SOURCE DATA:

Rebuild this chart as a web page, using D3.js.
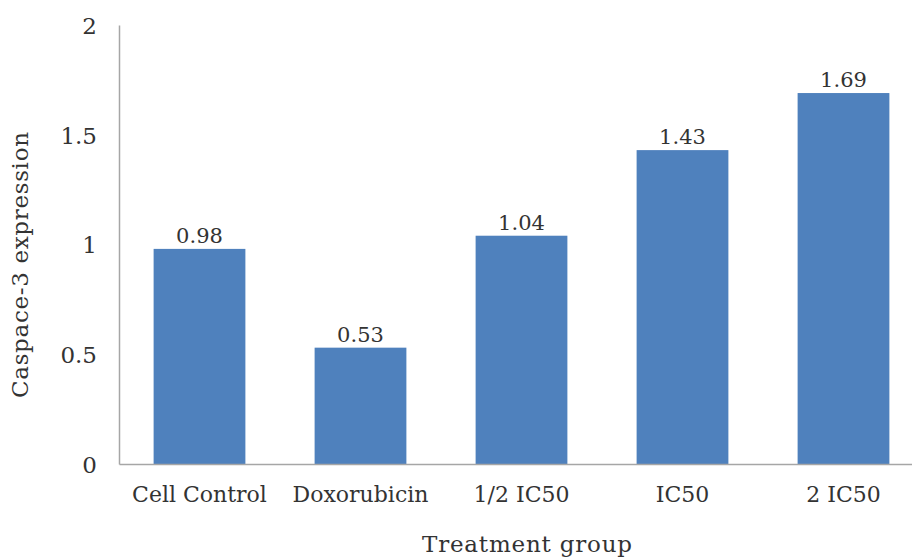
<!DOCTYPE html>
<html><head><meta charset="utf-8">
<script src="https://cdn.jsdelivr.net/npm/d3@7"></script>
<style>body{margin:0;background:#fff}svg{display:block}</style>
</head><body>
<svg id="c" width="912" height="559"></svg>
<script>
const categories = ["Cell Control","Doxorubicin","1/2 IC50","IC50","2 IC50"];
const values = [0.98,0.53,1.04,1.43,1.69];
const yTicks = [0,0.5,1,1.5,2];
const yTickLabels = ["0","0.5","1","1.5","2"];

(function(){
const svg = d3.select("#c");
const FN = "'DejaVu Serif',serif";
const TC = "#333333";
const mLeft = 119, mRight = 924, mTop = 25, mBottom = 464;
const x = d3.scaleBand().domain(categories).range([mLeft,mRight]).paddingInner(0.43).paddingOuter(0.215);
const y = d3.scaleLinear().domain([0,2]).range([mBottom,mTop]);

svg.append("g").selectAll("rect").data(values).join("rect")
  .attr("x",(d,i)=>x(categories[i])).attr("width",x.bandwidth())
  .attr("y",d=>y(d)).attr("height",d=>mBottom-y(d)).attr("fill","#4f81bd");

svg.append("g").selectAll("text").data(values).join("text")
  .attr("x",(d,i)=>x(categories[i])+x.bandwidth()/2).attr("y",d=>y(d)-6)
  .attr("text-anchor","middle").attr("font-family",FN).attr("font-size",21).attr("fill",TC)
  .text(d=>d.toFixed(2));

const ya = svg.append("g").attr("transform",`translate(${mLeft},0)`)
  .call(d3.axisLeft(y).tickValues(yTicks).tickFormat((d,i)=>yTickLabels[i]).tickSize(0).tickPadding(22));
ya.select(".domain").attr("stroke","#a6a6a6").attr("stroke-width",1.5);
ya.selectAll("text").attr("font-family",FN).attr("font-size",23).attr("fill",TC).attr("dy","0.36em");

const xa = svg.append("g").attr("transform",`translate(0,${mBottom})`)
  .call(d3.axisBottom(x).tickSize(0));
xa.select(".domain").attr("stroke","#a6a6a6").attr("stroke-width",1.5);
xa.selectAll("text").attr("font-family",FN).attr("font-size",22).attr("fill",TC)
  .attr("y",38).attr("dy",null);

svg.append("text").attr("x",527).attr("y",552).attr("text-anchor","middle")
  .attr("font-family",FN).attr("font-size",23).attr("fill",TC)
  .attr("textLength",210).attr("lengthAdjust","spacing").text("Treatment  group");
svg.append("text").attr("transform","translate(28,265) rotate(-90)").attr("text-anchor","middle")
  .attr("font-family",FN).attr("font-size",23).attr("fill",TC)
  .attr("textLength",266).attr("lengthAdjust","spacing").text("Caspace-3  expression");
})();
</script>
</body></html>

GIVEN TASK: Without the pictures, repeat the listing above exactly.

RESPONSE TO THIS TASK:
Rebuild this chart as a web page, using D3.js.
<!DOCTYPE html>
<html><head><meta charset="utf-8">
<script src="https://cdn.jsdelivr.net/npm/d3@7"></script>
<style>body{margin:0;background:#fff}svg{display:block}</style>
</head><body>
<svg id="c" width="912" height="559"></svg>
<script>
const categories = ["Cell Control","Doxorubicin","1/2 IC50","IC50","2 IC50"];
const values = [0.98,0.53,1.04,1.43,1.69];
const yTicks = [0,0.5,1,1.5,2];
const yTickLabels = ["0","0.5","1","1.5","2"];

(function(){
const svg = d3.select("#c");
const FN = "'DejaVu Serif',serif";
const TC = "#333333";
const mLeft = 119, mRight = 924, mTop = 25, mBottom = 464;
const x = d3.scaleBand().domain(categories).range([mLeft,mRight]).paddingInner(0.43).paddingOuter(0.215);
const y = d3.scaleLinear().domain([0,2]).range([mBottom,mTop]);

svg.append("g").selectAll("rect").data(values).join("rect")
  .attr("x",(d,i)=>x(categories[i])).attr("width",x.bandwidth())
  .attr("y",d=>y(d)).attr("height",d=>mBottom-y(d)).attr("fill","#4f81bd");

svg.append("g").selectAll("text").data(values).join("text")
  .attr("x",(d,i)=>x(categories[i])+x.bandwidth()/2).attr("y",d=>y(d)-6)
  .attr("text-anchor","middle").attr("font-family",FN).attr("font-size",21).attr("fill",TC)
  .text(d=>d.toFixed(2));

const ya = svg.append("g").attr("transform",`translate(${mLeft},0)`)
  .call(d3.axisLeft(y).tickValues(yTicks).tickFormat((d,i)=>yTickLabels[i]).tickSize(0).tickPadding(22));
ya.select(".domain").attr("stroke","#a6a6a6").attr("stroke-width",1.5);
ya.selectAll("text").attr("font-family",FN).attr("font-size",23).attr("fill",TC).attr("dy","0.36em");

const xa = svg.append("g").attr("transform",`translate(0,${mBottom})`)
  .call(d3.axisBottom(x).tickSize(0));
xa.select(".domain").attr("stroke","#a6a6a6").attr("stroke-width",1.5);
xa.selectAll("text").attr("font-family",FN).attr("font-size",22).attr("fill",TC)
  .attr("y",38).attr("dy",null);

svg.append("text").attr("x",527).attr("y",552).attr("text-anchor","middle")
  .attr("font-family",FN).attr("font-size",23).attr("fill",TC)
  .attr("textLength",210).attr("lengthAdjust","spacing").text("Treatment  group");
svg.append("text").attr("transform","translate(28,265) rotate(-90)").attr("text-anchor","middle")
  .attr("font-family",FN).attr("font-size",23).attr("fill",TC)
  .attr("textLength",266).attr("lengthAdjust","spacing").text("Caspace-3  expression");
})();
</script>
</body></html>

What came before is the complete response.